図10: 効率の測定値とシミュレーション値の比較

図10: 効率の測定値とシミュレーション値の比較

おわりに

今回提案した等価回路モデルは現在、全品種に適用してお客様に提供する環境を整えています。提供する等価回路モデルはお客様のシミュレータで動的に振る舞い、精度の良い設計を簡単に実現することに貢献します。また、ムラタはEDA*3ベンダとの技術連携も強化して、MLCCなどの膨大な部品データ群を一括して扱えるモデルライブラリの提供サービスを推進しています。

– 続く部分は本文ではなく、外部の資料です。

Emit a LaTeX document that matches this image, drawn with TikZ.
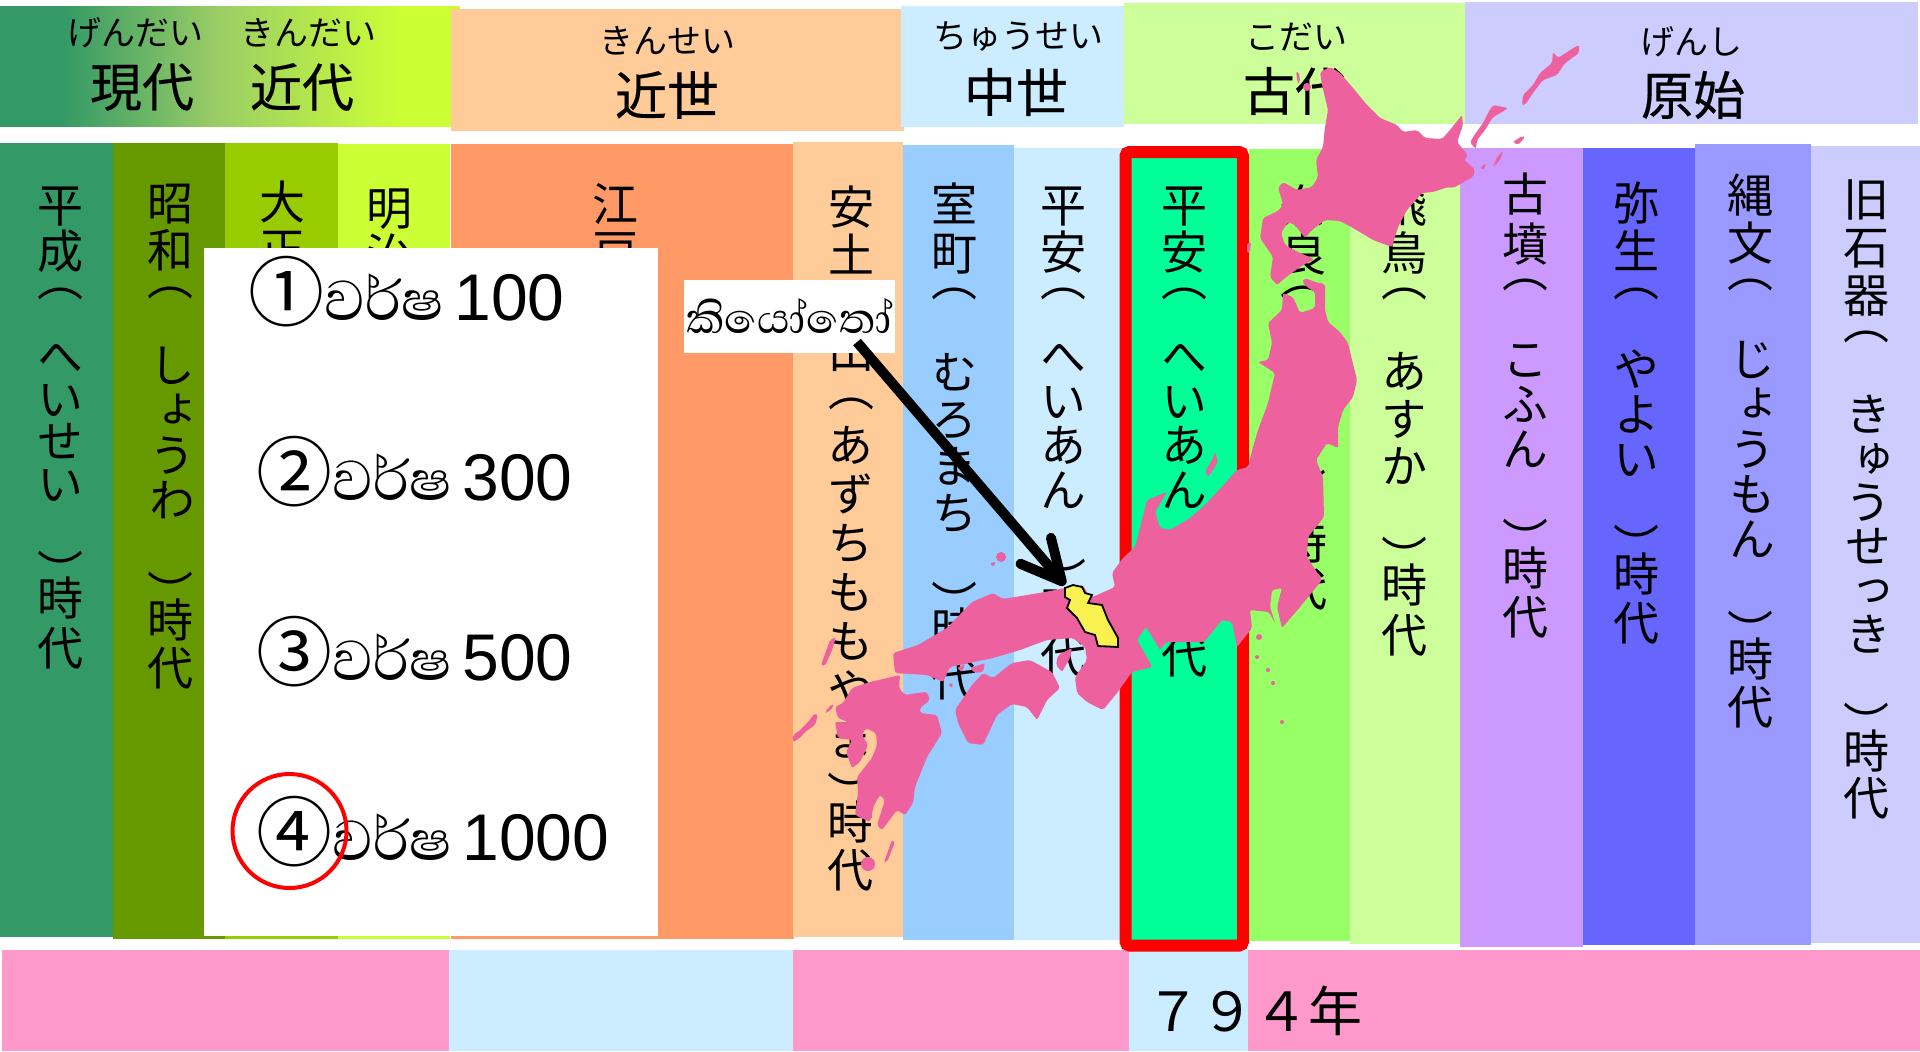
\documentclass[tikz,border=0pt]{standalone}
\usepackage{fontspec}
\usepackage{xcolor}
\usetikzlibrary{arrows.meta}
\setmainfont{Liberation Sans}
\newfontfamily\vfnt[RawFeature=+vert]{Noto Sans CJK JP}
\newfontfamily\jfnt{Noto Sans CJK JP}
\newfontfamily\efnt[FakeBold=0.35]{Noto Sans CJK JP}
\newfontfamily\sinf[Script=Sinhala]{Abhaya Libre}
\definecolor{cHeisei}{HTML}{339966}
\definecolor{cShowa}{HTML}{669900}
\definecolor{cTaisho}{HTML}{99CC00}
\definecolor{cMeiji}{HTML}{CCFF33}
\definecolor{cEdo}{HTML}{FF9966}
\definecolor{cAzuchi}{HTML}{FFCC99}
\definecolor{cMuro}{HTML}{99CCFF}
\definecolor{cLBlue}{HTML}{CCECFF}
\definecolor{cHeian}{HTML}{00FF99}
\definecolor{cNara}{HTML}{99FF66}
\definecolor{cAsuka}{HTML}{CCFF99}
\definecolor{cKofun}{HTML}{CC99FF}
\definecolor{cYayoi}{HTML}{6666FF}
\definecolor{cJomon}{HTML}{9999FF}
\definecolor{cStone}{HTML}{CCCCFF}
\definecolor{cPink}{HTML}{FF99CC}
\definecolor{cMap}{HTML}{EC619E}
\definecolor{cKyoto}{HTML}{F8F150}
\definecolor{cMid}{HTML}{99CC66}
\newcounter{vn}
\def\vlim{\lineskiplimit -100pt\relax}
\newcommand\vs[4]{\stepcounter{vn}\pgfmathsetmacro\vsk{#3/2}%
  \node[vt,font={\vfnt\fontsize{23}{\vsk}\selectfont\vlim}] (v\arabic{vn}) at (#1,{#2-23}) {\rule{0pt}{20.2pt}#4};}
\newcommand\vo[2]{\vs{#1}{#2-11}{46}{（}}
\newcommand\vc[2]{\vs{#1}{#2+11}{46}{）}}
\newcommand\optn[5]{\node[optxt] (#1) at (#2,#3) {\makebox[38pt][l]{\jfnt\fontsize{38}{40}\selectfont #5}\makebox[65pt][l]{\sinf\fontsize{36}{40}\selectfont වර්ෂ}#4};}
\tikzset{
  vt/.style={anchor=north,inner sep=0pt,align=center,text=black},
  ruby/.style={font=\jfnt\fontsize{17}{18}\selectfont,inner sep=0pt},
  era/.style={font=\efnt\fontsize{26}{28}\selectfont,inner sep=0pt},
  optxt/.style={anchor=base west,inner sep=0pt,font=\fontsize{33}{36}\selectfont},
  jp/.style={fill=cMap,rounded corners=1pt},
}
\begin{document}
\begin{tikzpicture}[x=0.5pt,y=-0.5pt]
\useasboundingbox (0,0) rectangle (1920,1051);
\fill[white] (0,0) rectangle (1920,1051);
% top bands
\fill[cHeisei] (0,6) rectangle (62,127);
\foreach \i in {0,...,37}{
  \pgfmathtruncatemacro\pp{\i*100/38}
  \pgfmathsetmacro\xa{60+4*\i}
  \fill[cMid!\pp!cHeisei] (\xa,6) rectangle ({\xa+5},127);
}
\foreach \i in {0,...,46}{
  \pgfmathtruncatemacro\pp{\i*100/47}
  \pgfmathsetmacro\xa{212+4*\i}
  \fill[cMeiji!\pp!cMid] (\xa,6) rectangle ({\xa+5},127);
}
\fill[cMeiji] (400,6) rectangle (451,127);
\fill[cMeiji] (451,6) rectangle (460,9);
\fill[cAzuchi] (451,9) rectangle (904,131);
\fill[cLBlue] (901,6) rectangle (1124,127);
\fill[cAsuka] (1124,3) rectangle (1466,124);
\fill[cStone] (1465,2) rectangle (1918,124);
% columns
\fill[cHeisei] (0,143) rectangle (113,937);
\fill[cShowa] (113,143) rectangle (225,939);
\fill[cTaisho] (225,143) rectangle (338,939);
\fill[cMeiji] (338,144) rectangle (450,939);
\fill[cEdo] (451,144) rectangle (794,939);
\fill[cAzuchi] (793,142) rectangle (903,937);
\fill[cMuro] (903,145) rectangle (1014,940);
\fill[cLBlue] (1014,148) rectangle (1122,940);
\fill[cHeian] (1122,148) rectangle (1245,940);
\fill[cNara] (1249,149) rectangle (1350,941);
\fill[cAsuka] (1350,148) rectangle (1460,944);
\fill[cKofun] (1460,148) rectangle (1583,947);
\fill[cYayoi] (1583,148) rectangle (1695,945);
\fill[cJomon] (1695,144) rectangle (1811,945);
\fill[cStone] (1811,146) rectangle (1920,943);
% bottom bar
\fill[cPink] (2,950) rectangle (449,1051);
\fill[cLBlue] (449,950) rectangle (793,1051);
\fill[cPink] (793,950) rectangle (1129,1051);
\fill[cLBlue] (1129,950) rectangle (1248,1051);
\fill[cPink] (1248,950) rectangle (1920,1051);
\node[font=\jfnt\fontsize{27}{29}\selectfont,inner sep=0pt] (year) at (1254,1011) {７９４年};
% headers
\node[ruby] (r1) at (135,33) {げんだい};
\node[era] (e1) at (142,87) {現代};
\node[ruby] (r2) at (308,33) {きんだい};
\node[era] (e2) at (302,87) {近代};
\node[ruby] (r3) at (667,41) {きんせい};
\node[era] (e3) at (667,95) {近世};
\node[ruby] (r4) at (1018,37) {ちゅうせい};
\node[era] (e4) at (1016,92) {中世};
\node[ruby] (r5) at (1296,37) {こだい};
\node[era] (e5) at (1295,91) {古代};
\node[ruby] (r6) at (1691,42) {げんし};
\node[era] (e6) at (1693,95) {原始};
% column text
\vs{60}{204.5}{46.5}{平\\成}\vo{60}{289.5}\vs{60}{356}{42.5}{へ\\い\\せ\\い}\vc{60}{560.5}\vs{60}{598}{50}{時\\代}
\vs{170}{203}{47}{昭\\和}\vo{170}{288.5}\vs{172}{365}{45}{し\\ょ\\う\\わ}\vc{170}{581.5}\vs{170}{620}{48}{時\\代}
\vs{282}{202}{47}{大\\正}
\vs{389}{207.5}{47}{明\\治}
\vs{615}{204}{47}{江\\戸}
\vs{851}{206.5}{48}{安\\土\\桃\\山}\vo{851}{399.5}\vs{850}{445}{49}{あ\\ず\\ち\\も\\も\\や\\ま}\vc{850}{783}\vs{850}{822}{48}{時\\代}
\vs{954}{203.5}{49}{室\\町}\vo{954}{290}\vs{954}{372}{47}{む\\ろ\\ま\\ち}\vc{954}{592}\vs{954}{629}{50}{時\\代}
\vs{1063}{204.5}{47.5}{平\\安}\vo{1063}{290}\vs{1063}{356}{44.5}{へ\\い\\あ\\ん}\vc{1063}{569}\vs{1063}{608}{48}{時\\代}
\vs{1184}{204.5}{47.5}{平\\安}\vo{1184}{290}\vs{1184}{356}{44.5}{へ\\い\\あ\\ん}\vc{1184}{569}\vs{1184}{608}{48}{時\\代}
\vs{1303}{206}{48}{奈\\良}\vo{1303}{288}\vs{1303}{342}{48}{な\\ら}\vc{1303}{480}\vs{1304}{541.5}{47}{時\\代}
\vs{1404}{205}{48}{飛\\鳥}\vo{1404}{290}\vs{1404}{371}{47.5}{あ\\す\\か}\vc{1404}{547}\vs{1404}{585}{50}{時\\代}
\vs{1525}{194}{49.5}{古\\墳}\vo{1525}{281}\vs{1525}{359}{45}{こ\\ふ\\ん}\vc{1525}{529}\vs{1525}{568}{49}{時\\代}
\vs{1636}{203}{48}{弥\\生}\vo{1636}{290}\vs{1636}{369}{45}{や\\よ\\い}\vc{1636}{535}\vs{1636}{574}{49}{時\\代}
\vs{1750}{194.5}{48.5}{縄\\文}\vo{1750}{281}\vs{1752}{359}{45}{じ\\ょ\\う\\も\\ん}\vc{1750}{620.5}\vs{1750}{659}{48}{時\\代}
\vs{1866}{199}{48}{旧\\石\\器}\vo{1866}{333}\vs{1868}{414}{44}{き\\ゅ\\う\\せ\\っ\\き}\vc{1866}{712.5}\vs{1866}{751}{47}{時\\代}
% red frame
\draw[red,line width=6pt,rounded corners=2pt] (1125.5,152) rectangle (1243,945.5);
% map
\fill[jp]
 (1330,67)--(1340,73)--(1353,88)--(1367,105)--(1380,118)--(1397,125)--(1403,132)--(1417,130)--(1425,138)--(1442,139)--(1450,130)--(1462,115)--(1463,125)--(1457,142)--(1468,155)--(1464,160)--(1470,165)--(1475,170)--(1473,177)--(1462,183)--(1453,188)--(1448,187)--(1433,192)--(1422,193)--(1407,210)--(1398,227)--(1392,247)--(1373,240)--(1353,228)--(1340,221)--(1325,220)--(1312,230)--(1305,238)--(1295,225)--(1288,222)--(1281,233)--(1285,245)--(1298,252)--(1314,259)--(1300,267)--(1285,278)--(1277,285)--(1270,277)--(1273,257)--(1260,238)--(1263,218)--(1278,211)--(1283,205)--(1281,197)--(1278,188)--(1283,182)--(1297,190)--(1312,187)--(1318,177)--(1316,160)--(1323,147)--(1325,127)--(1328,110)--(1322,85)--(1320,72)--cycle
 (1283,293)--(1293,297)--(1300,313)--(1315,308)--(1315,292)--(1307,287)--(1302,282)--(1305,278)--(1315,282)--(1325,284)--(1325,310)--(1328,322)--(1340,332)--(1348,343)--(1352,360)--(1357,380)--(1353,397)--(1343,410)--(1338,427)--(1338,448)--(1327,443)--(1316,460)--(1323,477)--(1324,517)--(1308,537)--(1307,557)--(1322,580)--(1300,607)--(1282,628)--(1277,607)--(1282,588)--(1272,590)--(1270,607)--(1275,623)--(1269,612)--(1250,610)--(1252,628)--(1237,647)--(1232,622)--(1222,620)--(1204,642)--(1166,642)--(1160,650)--(1154,640)--(1146,627)--(1137,640)--(1150,663)--(1152,667)--(1132,672)--(1117,693)--(1103,710)--(1087,702)--(1077,693)--(1075,677)--(1087,660)--(1085,647)--(1073,638)--(1047,640)--(1020,650)--(993,658)--(950,667)--(943,682)--(927,675)--(895,673)--(893,653)--(918,645)--(947,628)--(972,602)--(993,593)--(1003,599)--(1045,592)--(1065,588)--(1083,585)--(1090,598)--(1097,595)--(1115,587)--(1112,573)--(1123,558)--(1135,547)--(1142,520)--(1147,500)--(1167,492)--(1155,512)--(1160,528)--(1170,530)--(1190,518)--(1207,503)--(1228,480)--(1237,470)--(1248,467)--(1253,447)--(1258,430)--(1268,403)--(1275,373)--(1258,362)--(1268,360)--(1272,343)--(1268,323)--(1282,310)--cycle
 (955,710)--(972,685)--(983,673)--(993,678)--(1012,663)--(1030,660)--(1052,672)--(1060,688)--(1047,700)--(1037,720)--(1027,707)--(1012,704)--(997,715)--(983,745)--(968,743)--(958,723)--cycle
 (870,682)--(900,675)--(899,688)--(905,695)--(917,693)--(927,692)--(930,700)--(920,708)--(920,713)--(937,715)--(942,733)--(927,757)--(915,787)--(913,803)--(905,815)--(897,810)--(882,830)--(877,825)--(885,800)--(880,795)--(874,805)--(870,822)--(855,815)--(858,793)--(857,777)--(872,758)--(877,745)--(876,733)--(866,728)--(862,735)--(868,745)--(860,762)--(852,768)--(846,752)--(852,740)--(838,738)--(835,722)--(848,722)--(838,718)--(835,707)--(843,703)--(852,688)--cycle
 (1058,655)--(1072,648)--(1070,658)--(1062,672)--(1056,665)--cycle
 (1470,143)--(1473,137)--(1483,123)--(1488,113)--(1493,105)--(1508,108)--(1502,112)--(1493,117)--(1485,130)--(1477,140)--(1476,149)--cycle
 (1522,105)--(1523,95)--(1533,85)--(1540,73)--(1552,63)--(1553,52)--(1558,58)--(1575,47)--(1579,45)--(1579,53)--(1565,63)--(1557,75)--(1543,80)--(1535,90)--(1525,105)--cycle
 (1513,142)--(1522,136)--(1525,137)--(1518,145)--cycle
 (1497,157)--(1503,151)--(1500,160)--(1493,167)--cycle
 (1480,168)--(1486,163)--(1484,170)--cycle
 (1296,72)--(1299,72)--(1300,82)--(1298,84)--cycle
 (1247,243)--(1251,242)--(1250,252)--(1247,253)--cycle
 (830,640)--(836,637)--(832,650)--(825,666)--(821,665)--cycle
 (825,712)--(832,704)--(834,706)--(827,713)--cycle
 (793,735)--(798,732)--(808,722)--(815,713)--(818,715)--(815,725)--(805,732)--(800,738)--(793,742)--cycle
 (892,840)--(895,842)--(887,862)--(884,862)--cycle
 (1215,452)--(1218,462)--(1208,477)--(1205,472)--(1212,460)--cycle
 (990,563)--(996,562)--(993,567)--cycle
 (957,668)--(965,664)--(962,672)--cycle
 (970,668)--(985,663)--(983,672)--(975,673)--cycle
 (948,684)--(953,683)--(952,688)--cycle;
\fill[jp] (868,864) circle[radius=7];
\fill[jp] (1001,557) circle[radius=5];
\fill[jp] (1307,87) circle[radius=4];
\fill[jp] (1259,637) circle[radius=3];
\fill[jp] (1257,657) circle[radius=2];
\fill[jp] (1268,670) circle[radius=2];
\fill[jp] (1273,683) circle[radius=2];
\fill[jp] (1282,722) circle[radius=2];
% Kyoto
\draw[black,line width=0.9pt,fill=cKyoto] (1065,588)--(1073,585)--(1082,587)--(1085,593)--(1092,595)--(1088,603)--(1102,605)--(1108,620)--(1118,638)--(1118,647)--(1098,646)--(1095,635)--(1085,632)--(1077,618)--(1067,608)--(1070,600)--(1065,597)--cycle;
\coordinate (kyoto) at (1065,585);
% answers
\fill[white] (204,248) rectangle (658,936);
\optn{o1}{248}{320.5}{100}{①}
\optn{o2}{256}{500}{300}{②}
\optn{o3}{256}{680}{500}{③}
\optn{o4}{256}{860}{1000}{④}
\node[circle,draw=red,line width=2pt,minimum size=57pt,inner sep=0pt] (pick) at (289.5,831) {};
% label and arrow
\node[fill=white,minimum width=105.5pt,minimum height=36.5pt,inner sep=0pt,font=\sinf\fontsize{27}{30}\selectfont] (kiyoto) at (789.5,316.5) {කියෝතෝ};
\coordinate (labelfoot) at (857,342);
\draw[line width=5pt,-{Straight Barb[length=20pt,width=20pt,round]}] (labelfoot) -- (kyoto);
\end{tikzpicture}
\end{document}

設計支援ソフトSimSurfing*4では、より一層便利に最新のデータを利用していただくことができます。アップデートした情報をタイムリーに提供することにより、お客様の製品設計における手戻りをなくし、TAT*5短縮とコスト削減に貢献していきます。

用語解説

*1 SPICE:

Simulation Program with Integrated Circuit Emphasis の略。電子回路のアナログ動作をシミュレーションするソフトウェア。

*2 LTspice:

リニアテクノロジー社が提供するフリーのSPICEシミュレータ。素子数に制限がない。

*3 EDA:

Electronic Design Automation の略。電子系の設計作業を自動化し、支援するためのソフトウェア、ハードウェアおよび手法の総称。

*4 SimSurfing:

ムラタHPでの製品検索機能やグラフ表示機能、シミュレーション機能を搭載した設計支援ソフト。データシートやSパラメータ、SPICE Netlistをダウンロード提供。
https://ds.murata.co.jp/simsurfing/index.html?lcid=ja

*5 TAT:

Turn Around Timeの略。企画・開発から製品化までの時間を表す。